## INSTRUCTIONS TO FOLLOW:
Where the string "page" occurs in the material below, report the whole line.

## RAW DATA:
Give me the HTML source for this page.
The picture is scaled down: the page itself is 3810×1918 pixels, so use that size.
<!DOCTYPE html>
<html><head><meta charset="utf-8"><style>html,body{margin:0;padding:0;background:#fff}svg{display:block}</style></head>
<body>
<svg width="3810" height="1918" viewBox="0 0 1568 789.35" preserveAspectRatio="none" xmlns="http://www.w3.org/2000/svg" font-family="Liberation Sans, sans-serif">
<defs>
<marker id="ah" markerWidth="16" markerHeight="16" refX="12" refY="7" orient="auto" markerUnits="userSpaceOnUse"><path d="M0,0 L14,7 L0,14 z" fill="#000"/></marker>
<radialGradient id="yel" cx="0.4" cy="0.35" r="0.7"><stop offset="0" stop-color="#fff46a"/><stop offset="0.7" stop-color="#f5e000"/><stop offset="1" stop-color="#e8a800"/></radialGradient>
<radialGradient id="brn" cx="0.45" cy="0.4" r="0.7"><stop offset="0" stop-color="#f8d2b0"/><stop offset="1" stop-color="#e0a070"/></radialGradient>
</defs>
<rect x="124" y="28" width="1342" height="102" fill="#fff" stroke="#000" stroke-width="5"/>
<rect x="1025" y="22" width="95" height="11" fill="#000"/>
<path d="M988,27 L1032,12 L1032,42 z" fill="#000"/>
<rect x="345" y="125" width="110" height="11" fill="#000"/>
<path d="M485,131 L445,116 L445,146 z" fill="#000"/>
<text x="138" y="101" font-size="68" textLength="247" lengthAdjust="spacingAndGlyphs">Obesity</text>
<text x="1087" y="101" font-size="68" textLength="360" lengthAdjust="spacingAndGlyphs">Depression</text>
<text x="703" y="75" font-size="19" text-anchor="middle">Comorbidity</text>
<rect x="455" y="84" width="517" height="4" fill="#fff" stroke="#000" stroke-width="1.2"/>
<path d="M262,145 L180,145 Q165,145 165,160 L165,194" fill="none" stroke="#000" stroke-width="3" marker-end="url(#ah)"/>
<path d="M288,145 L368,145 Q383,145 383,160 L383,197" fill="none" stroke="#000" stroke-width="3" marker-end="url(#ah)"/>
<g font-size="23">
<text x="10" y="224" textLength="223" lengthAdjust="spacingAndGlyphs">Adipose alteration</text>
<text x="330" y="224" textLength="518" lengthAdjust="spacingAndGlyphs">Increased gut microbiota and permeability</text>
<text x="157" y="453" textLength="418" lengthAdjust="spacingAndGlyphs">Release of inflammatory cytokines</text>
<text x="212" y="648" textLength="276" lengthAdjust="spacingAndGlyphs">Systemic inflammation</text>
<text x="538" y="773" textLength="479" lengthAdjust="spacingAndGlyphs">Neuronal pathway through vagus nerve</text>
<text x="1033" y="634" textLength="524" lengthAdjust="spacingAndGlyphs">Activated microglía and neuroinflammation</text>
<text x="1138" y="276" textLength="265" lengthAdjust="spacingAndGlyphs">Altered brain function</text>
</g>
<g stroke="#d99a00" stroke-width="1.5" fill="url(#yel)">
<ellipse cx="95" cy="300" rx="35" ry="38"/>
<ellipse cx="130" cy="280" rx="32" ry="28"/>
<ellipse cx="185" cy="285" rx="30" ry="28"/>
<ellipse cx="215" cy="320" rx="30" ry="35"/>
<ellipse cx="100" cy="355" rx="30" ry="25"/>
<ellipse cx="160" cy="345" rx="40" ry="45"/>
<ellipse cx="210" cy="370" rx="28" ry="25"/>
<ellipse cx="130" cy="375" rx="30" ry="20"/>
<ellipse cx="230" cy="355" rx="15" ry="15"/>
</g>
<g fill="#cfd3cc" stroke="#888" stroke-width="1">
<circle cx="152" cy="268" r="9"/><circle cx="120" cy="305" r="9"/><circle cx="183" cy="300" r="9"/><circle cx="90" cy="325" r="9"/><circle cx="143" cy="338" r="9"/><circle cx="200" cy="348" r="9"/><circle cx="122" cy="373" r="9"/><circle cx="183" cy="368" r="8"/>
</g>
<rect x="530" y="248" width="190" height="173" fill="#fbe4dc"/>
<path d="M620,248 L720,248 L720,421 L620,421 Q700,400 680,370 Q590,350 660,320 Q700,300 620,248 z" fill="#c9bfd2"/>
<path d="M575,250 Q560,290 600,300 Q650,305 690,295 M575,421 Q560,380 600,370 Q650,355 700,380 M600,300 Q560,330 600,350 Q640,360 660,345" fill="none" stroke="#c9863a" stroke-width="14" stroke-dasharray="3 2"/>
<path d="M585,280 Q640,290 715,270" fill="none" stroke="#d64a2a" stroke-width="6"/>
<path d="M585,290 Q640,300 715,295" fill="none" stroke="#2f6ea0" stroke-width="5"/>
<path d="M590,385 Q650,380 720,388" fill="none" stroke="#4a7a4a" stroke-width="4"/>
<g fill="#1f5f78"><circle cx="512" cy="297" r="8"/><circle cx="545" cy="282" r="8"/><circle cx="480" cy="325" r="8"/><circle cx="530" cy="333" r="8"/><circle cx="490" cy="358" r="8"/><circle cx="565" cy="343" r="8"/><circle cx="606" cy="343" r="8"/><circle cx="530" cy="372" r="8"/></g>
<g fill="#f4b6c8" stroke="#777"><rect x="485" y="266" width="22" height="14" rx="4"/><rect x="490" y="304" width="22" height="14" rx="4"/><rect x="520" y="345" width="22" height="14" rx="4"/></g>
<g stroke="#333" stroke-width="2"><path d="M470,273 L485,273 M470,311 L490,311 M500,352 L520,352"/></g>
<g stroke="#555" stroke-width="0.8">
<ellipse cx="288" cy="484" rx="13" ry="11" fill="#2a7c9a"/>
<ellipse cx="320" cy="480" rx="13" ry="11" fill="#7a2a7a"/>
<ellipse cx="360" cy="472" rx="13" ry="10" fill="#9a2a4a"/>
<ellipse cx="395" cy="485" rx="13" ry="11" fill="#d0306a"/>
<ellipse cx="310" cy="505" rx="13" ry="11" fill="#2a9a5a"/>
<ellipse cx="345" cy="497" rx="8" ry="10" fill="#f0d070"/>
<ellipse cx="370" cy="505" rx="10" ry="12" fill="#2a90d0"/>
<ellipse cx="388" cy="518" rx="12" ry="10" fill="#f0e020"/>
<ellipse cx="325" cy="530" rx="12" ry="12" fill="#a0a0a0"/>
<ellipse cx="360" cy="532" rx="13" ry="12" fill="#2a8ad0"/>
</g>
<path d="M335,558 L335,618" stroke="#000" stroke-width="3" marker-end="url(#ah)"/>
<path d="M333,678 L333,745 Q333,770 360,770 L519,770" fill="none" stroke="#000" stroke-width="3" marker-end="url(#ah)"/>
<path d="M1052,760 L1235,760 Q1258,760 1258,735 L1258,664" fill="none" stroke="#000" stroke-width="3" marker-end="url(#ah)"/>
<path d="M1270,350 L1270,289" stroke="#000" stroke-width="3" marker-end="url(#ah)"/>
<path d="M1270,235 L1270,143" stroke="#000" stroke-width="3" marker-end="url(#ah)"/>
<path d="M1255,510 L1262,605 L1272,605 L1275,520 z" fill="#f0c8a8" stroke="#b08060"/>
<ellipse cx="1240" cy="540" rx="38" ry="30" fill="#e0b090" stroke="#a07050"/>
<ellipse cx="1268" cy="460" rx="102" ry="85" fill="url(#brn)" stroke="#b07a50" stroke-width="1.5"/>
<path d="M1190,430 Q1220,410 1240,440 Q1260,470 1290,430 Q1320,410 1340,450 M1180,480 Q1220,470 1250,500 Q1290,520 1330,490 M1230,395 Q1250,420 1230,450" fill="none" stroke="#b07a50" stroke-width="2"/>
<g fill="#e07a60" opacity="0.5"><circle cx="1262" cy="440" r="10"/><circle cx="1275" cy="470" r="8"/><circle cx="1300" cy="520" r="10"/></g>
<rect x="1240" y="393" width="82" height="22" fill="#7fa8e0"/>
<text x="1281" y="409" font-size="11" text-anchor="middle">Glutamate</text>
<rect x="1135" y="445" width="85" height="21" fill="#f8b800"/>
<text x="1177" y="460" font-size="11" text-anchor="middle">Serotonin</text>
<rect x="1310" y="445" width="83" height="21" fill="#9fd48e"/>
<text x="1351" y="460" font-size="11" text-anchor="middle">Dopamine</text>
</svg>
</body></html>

## WORKED ANSWER:
Give me the HTML source for this page.
The picture is scaled down: the page itself is 3810×1918 pixels, so use that size.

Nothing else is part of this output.